Grader at work in Bronkhorstspruit. Picture: SUPPLIED

THE infrastructure challenge in Africa remains immense and the Development Bank of Southern Africa (DBSA) has an important role to fulfil in meeting this challenge. Current World Bank estimates of the infrastructure investment required annually across Africa are in the order of $93bn, with investment at around $45bn, leaving a considerable shortfall. It is estimated that Africa will require between $180bn and $230bn in infrastructure investment by 2025.

Africa’s population of 1-billion in 2010 is expected to double by 2050. As a result, the workforce is expected to increase by 910-million people by 2050, of which 830-million will be in sub-Saharan Africa and 80-million in North Africa. Addressing the infrastructure gap therefore remains critical to allow new higher-productivity sectors to develop, generate jobs for the rapidly growing young population and foster integration into global value chains.

The poorest Africans are largely dependent on agricultural resources for food and jobs, and climate change-related hazards pose serious welfare challenges for sub-Saharan Africa’s rural poor. Furthermore, pressure on already limited water supply is expected to increase sharply due to changes in water cycles caused by erratic rainfall. It is therefore highly likely that climate change could lead to mass migration and rapid urbanisation, which in turn would impact on human settlements and their supporting infrastructure. It is critical that infrastructure development must occur in a manner which promotes sustainable consumption, production and management of natural resources to support the needs of the present and future generation.
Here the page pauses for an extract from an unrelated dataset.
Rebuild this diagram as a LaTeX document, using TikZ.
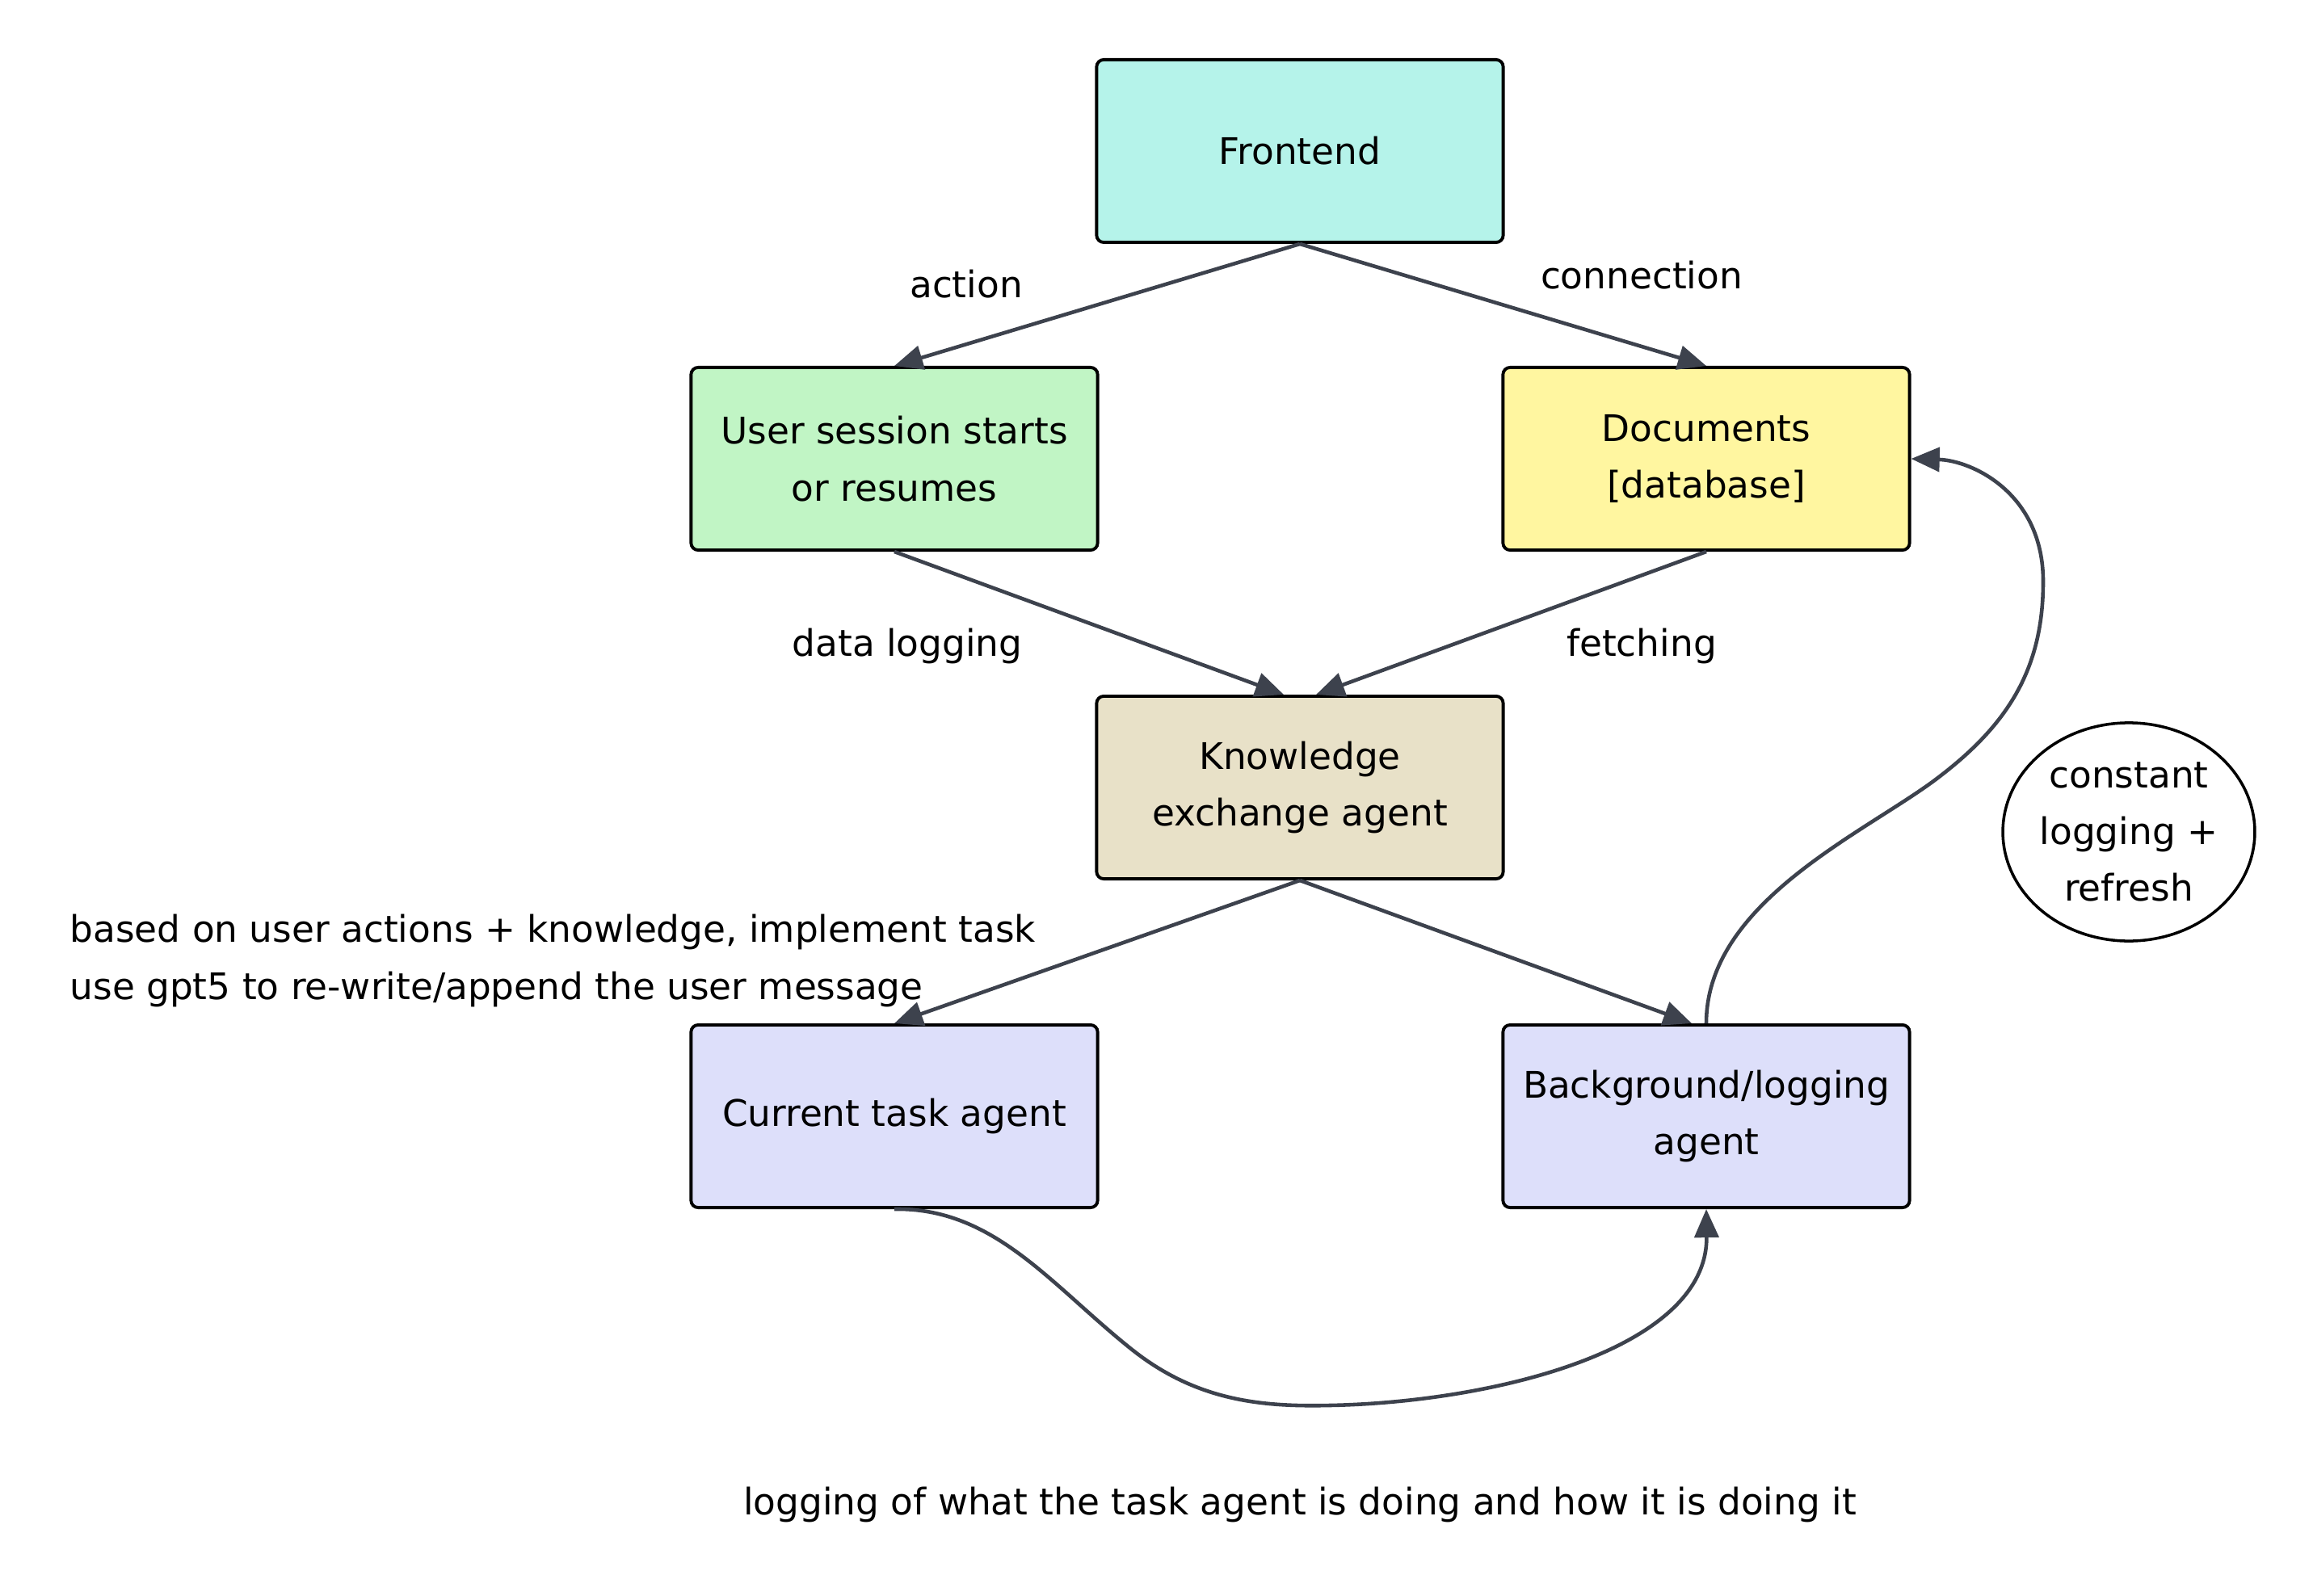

The DBSA has a clear mandate from governments, with its primary purpose to promote economic development and growth through its involvement in preparing, facilitating, funding or delivering effective development projects and programmes.

The outlook for the global economy is dominated largely by the developments in China, as the world’s second-largest economy continues to lose its strong growth momentum. This is expected to sustain the subdued commodity prices that are crucial for macro-economic stability in most sub-Saharan African countries.
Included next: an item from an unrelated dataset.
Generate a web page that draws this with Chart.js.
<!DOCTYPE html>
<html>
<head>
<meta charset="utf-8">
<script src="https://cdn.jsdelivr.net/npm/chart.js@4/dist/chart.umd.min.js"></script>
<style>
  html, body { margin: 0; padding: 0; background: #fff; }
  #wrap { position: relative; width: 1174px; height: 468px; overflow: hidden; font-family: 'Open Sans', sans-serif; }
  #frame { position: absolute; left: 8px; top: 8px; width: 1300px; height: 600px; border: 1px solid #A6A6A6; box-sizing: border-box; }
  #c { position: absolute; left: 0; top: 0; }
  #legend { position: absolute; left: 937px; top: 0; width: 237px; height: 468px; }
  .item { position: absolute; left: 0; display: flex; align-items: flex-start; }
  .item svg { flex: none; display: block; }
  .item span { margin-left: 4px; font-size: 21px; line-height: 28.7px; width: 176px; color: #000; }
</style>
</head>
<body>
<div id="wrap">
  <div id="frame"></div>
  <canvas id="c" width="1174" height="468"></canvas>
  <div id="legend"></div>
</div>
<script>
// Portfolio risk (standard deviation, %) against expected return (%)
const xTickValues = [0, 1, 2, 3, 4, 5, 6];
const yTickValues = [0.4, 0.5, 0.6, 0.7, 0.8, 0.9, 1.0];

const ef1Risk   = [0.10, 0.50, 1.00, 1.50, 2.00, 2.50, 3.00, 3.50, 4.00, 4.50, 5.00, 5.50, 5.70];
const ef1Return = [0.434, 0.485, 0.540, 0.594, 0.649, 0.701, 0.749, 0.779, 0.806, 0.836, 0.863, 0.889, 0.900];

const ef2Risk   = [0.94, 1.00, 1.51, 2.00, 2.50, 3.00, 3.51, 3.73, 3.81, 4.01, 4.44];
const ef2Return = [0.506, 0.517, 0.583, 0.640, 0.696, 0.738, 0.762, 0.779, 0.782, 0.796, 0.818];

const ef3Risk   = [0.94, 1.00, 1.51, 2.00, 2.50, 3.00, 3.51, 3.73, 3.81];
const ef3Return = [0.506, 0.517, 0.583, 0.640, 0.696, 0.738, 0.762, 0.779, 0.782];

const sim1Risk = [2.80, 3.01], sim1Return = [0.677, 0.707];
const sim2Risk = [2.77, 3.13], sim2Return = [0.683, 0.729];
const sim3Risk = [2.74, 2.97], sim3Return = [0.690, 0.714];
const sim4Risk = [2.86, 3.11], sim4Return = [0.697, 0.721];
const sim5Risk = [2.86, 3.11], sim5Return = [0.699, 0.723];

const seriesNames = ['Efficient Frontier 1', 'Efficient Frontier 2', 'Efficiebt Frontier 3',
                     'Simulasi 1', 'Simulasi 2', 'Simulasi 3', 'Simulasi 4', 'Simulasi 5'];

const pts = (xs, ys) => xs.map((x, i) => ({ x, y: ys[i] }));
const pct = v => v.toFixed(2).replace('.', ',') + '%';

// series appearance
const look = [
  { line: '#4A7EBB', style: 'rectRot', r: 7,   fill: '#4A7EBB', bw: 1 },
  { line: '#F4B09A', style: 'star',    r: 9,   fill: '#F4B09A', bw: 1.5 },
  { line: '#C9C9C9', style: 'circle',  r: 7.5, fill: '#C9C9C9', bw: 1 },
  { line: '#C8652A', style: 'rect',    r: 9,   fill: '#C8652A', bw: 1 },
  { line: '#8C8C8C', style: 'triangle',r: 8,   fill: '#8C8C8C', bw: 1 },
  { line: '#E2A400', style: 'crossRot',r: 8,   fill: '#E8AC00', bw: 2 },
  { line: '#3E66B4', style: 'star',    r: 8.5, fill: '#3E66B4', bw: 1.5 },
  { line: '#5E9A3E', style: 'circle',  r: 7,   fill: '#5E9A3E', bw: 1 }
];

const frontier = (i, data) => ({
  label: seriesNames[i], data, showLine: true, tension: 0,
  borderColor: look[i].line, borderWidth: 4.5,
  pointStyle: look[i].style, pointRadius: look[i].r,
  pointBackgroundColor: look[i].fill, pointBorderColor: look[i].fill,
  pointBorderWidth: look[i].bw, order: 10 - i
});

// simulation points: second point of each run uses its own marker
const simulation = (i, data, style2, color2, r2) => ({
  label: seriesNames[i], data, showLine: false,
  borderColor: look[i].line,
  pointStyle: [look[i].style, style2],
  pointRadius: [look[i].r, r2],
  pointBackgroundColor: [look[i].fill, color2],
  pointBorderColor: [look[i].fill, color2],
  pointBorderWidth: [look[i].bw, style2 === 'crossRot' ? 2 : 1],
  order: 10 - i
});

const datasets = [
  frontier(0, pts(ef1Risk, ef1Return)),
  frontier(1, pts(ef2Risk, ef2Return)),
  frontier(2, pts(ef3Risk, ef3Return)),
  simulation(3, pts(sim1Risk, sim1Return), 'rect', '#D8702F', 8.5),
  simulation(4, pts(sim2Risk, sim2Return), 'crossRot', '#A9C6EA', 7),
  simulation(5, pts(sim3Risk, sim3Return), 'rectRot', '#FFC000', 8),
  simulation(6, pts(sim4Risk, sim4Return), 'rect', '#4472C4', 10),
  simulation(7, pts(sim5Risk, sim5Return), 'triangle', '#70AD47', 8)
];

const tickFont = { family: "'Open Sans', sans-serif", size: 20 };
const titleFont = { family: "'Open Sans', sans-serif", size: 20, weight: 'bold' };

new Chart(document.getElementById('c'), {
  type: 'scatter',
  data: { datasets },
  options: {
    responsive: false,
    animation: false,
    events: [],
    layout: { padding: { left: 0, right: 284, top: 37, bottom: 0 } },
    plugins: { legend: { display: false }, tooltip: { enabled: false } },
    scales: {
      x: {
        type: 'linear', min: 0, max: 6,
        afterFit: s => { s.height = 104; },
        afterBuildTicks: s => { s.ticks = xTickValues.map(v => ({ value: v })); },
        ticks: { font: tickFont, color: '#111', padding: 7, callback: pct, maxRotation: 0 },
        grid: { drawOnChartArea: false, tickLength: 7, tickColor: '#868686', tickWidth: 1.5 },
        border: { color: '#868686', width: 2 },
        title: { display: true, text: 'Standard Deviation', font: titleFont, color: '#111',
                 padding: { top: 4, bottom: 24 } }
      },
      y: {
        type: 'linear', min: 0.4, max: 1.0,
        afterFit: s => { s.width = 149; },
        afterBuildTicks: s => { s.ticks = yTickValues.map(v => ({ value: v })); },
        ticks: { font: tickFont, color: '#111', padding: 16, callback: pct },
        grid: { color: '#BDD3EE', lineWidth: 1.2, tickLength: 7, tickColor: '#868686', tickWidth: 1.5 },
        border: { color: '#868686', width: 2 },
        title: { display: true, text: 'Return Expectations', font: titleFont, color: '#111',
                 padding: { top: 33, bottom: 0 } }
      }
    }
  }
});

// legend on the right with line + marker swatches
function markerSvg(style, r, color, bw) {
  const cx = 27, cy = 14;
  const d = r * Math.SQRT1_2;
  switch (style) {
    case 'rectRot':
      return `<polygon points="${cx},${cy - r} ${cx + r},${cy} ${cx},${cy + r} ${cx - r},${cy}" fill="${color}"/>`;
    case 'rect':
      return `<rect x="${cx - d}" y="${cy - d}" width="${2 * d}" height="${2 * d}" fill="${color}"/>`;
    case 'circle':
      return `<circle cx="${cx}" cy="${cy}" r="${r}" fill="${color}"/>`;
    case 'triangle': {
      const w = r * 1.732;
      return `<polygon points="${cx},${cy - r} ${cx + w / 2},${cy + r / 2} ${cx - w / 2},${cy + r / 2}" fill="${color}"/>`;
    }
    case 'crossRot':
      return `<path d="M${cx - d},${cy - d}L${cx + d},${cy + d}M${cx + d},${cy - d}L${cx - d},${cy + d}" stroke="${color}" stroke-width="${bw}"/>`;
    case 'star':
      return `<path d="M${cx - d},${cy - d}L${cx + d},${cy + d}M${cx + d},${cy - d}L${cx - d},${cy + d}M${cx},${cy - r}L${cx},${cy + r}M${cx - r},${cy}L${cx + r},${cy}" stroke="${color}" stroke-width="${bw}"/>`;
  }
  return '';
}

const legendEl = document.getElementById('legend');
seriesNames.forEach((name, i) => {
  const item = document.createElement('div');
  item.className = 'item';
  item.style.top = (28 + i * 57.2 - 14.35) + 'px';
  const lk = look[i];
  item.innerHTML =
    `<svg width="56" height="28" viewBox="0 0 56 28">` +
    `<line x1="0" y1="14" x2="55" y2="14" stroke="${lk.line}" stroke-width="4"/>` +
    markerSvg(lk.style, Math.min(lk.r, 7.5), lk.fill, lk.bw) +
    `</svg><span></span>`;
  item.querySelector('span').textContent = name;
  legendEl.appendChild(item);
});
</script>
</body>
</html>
Without sound and well-maintained infrastructure, national economic development will remain severely constrained. Improvements to the continent’s infrastructure in recent years have been responsible for more than half of Africa’s better economic performance and have the potential to contribute even more in the future. By the same token, inadequate infrastructure holds back faster growth on the continent.

To meet this challenge, the Sustainable Development Investment Partnership (SDIP), a global public-private partnership initiated by the OECD and the World Economic Forum, was established. It aims to mobilise $100bn in financing over the next five years for infrastructure projects in developing countries. The SDIP Africa Hub, chaired by the DBSA, will co-ordinate African regional activities of the initiative through blended finance, an innovative approach to development finance that combines funding from private investors and lenders, governments and philanthropic funds.

The SDIP Africa Hub will help to accelerate the engagement of SDIP members on the continent. Membership has grown from 20 institutions when it began in September 2015 to 30 today. There are four focus areas: deal pipeline; energy projects; government engagement and local currency, and the priority is to implement activities that will lead to a larger volume of successful transactions.

Mobilising international private and donor capital will give DBSA a unique opportunity to partner and collaborate with various organisations around infrastructure development in SA and the continent.

Despite the heavy investments already made, more solutions to support the planning, preparation, financing and implementation are required to address the infrastructure deficits.

In SA, linked to the National Development Plan is the Integrated Urban Development Framework, which is designed to unlock the development synergy that comes from co-ordinated investments in people and places. An integrated urban infrastructure policy framework that is resource-efficient and provides for universal access and more inclusive economic growth needs to be extensive and strong enough to meet industrial, commercial and household needs, and should also be planned in a way that supports the development of an efficient and equitable urban form and facilitates access to social and economic opportunities.

To ensure that SA fulfils its obligations in relation to support for infrastructure development in the region’s development corridors, the DBSA will continue to support initiatives such as the SDIP, the SADC Integrated Infrastructure Development Plan, the Programme for Infrastructure Development in Africa and Africa 2063, which are led by the African Union Commission, the Nepad Secretariat and the African Development Bank Group.

Dlamini is CE of the Development Bank of Southern Africa.